Hardware (HW) security violations have been reported at an alarming rate in recent years.  Attacks based on microarchitectural side channels, such as Spectre and Meltdown, pose a genuine threat to the security of modern computing systems. Despite recent advances, understanding the intricate implications of microarchitectural design decisions on processor security remains a great challenge and has caused a number of update cycles in the past.

This talk addresses the challenge of formal security analysis in Systems-on-Chip. We discuss challenges related to transient execution side channels, such as Spectre and Meltdown, security violating design bugs and HW weaknesses violating data obliviousness. We present a formal method called Unique Program Execution Checking (UPEC) to detect such vulnerabilities. UPEC does not require a priori knowledge on possible attacks and detects HW vulnerabilities systematically without demanding the clever thinking of a human attacker.

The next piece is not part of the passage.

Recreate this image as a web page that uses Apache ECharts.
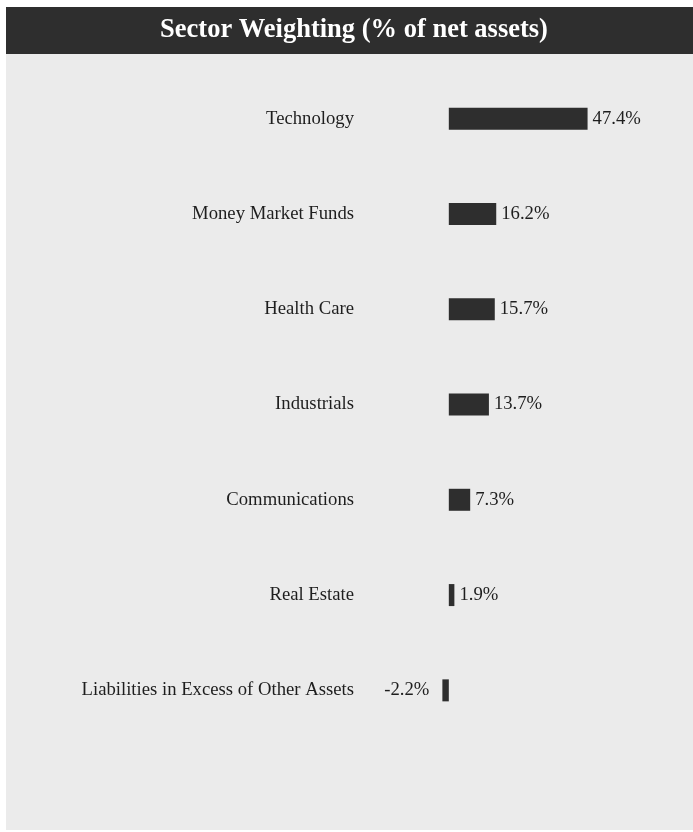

We present several cases studies on open-source RISC-V systems including Rocketchip, Ariane, BOOM and Pulpissimo.

Curriculum Vitae

Since 2001 Wolfgang Kunz is a professor at the Department of Electrical & Computer Engineering at Rheinland-Pfälzische Technische Universität Kaiserslautern-Landau (RPTU).
He conducts research in the area of System-on-Chip design and verification and has been collaborating with numerous industrial partners including AbsInt, Bosch, IBM, Infineon, Intel, Minres, OneSpin Solutions, Siemens EDA and Xilinx.
For his research activities Wolfgang Kunz received several awards including the Berlin Brandenburg Academy of Science Award. For works related to this talk, he and his team recently received the Intel Hardware Security Award 2022 and the DAC-22 Best Paper Award. Wolfgang Kunz is a Fellow of the IEEE and a member of Academia Europaea.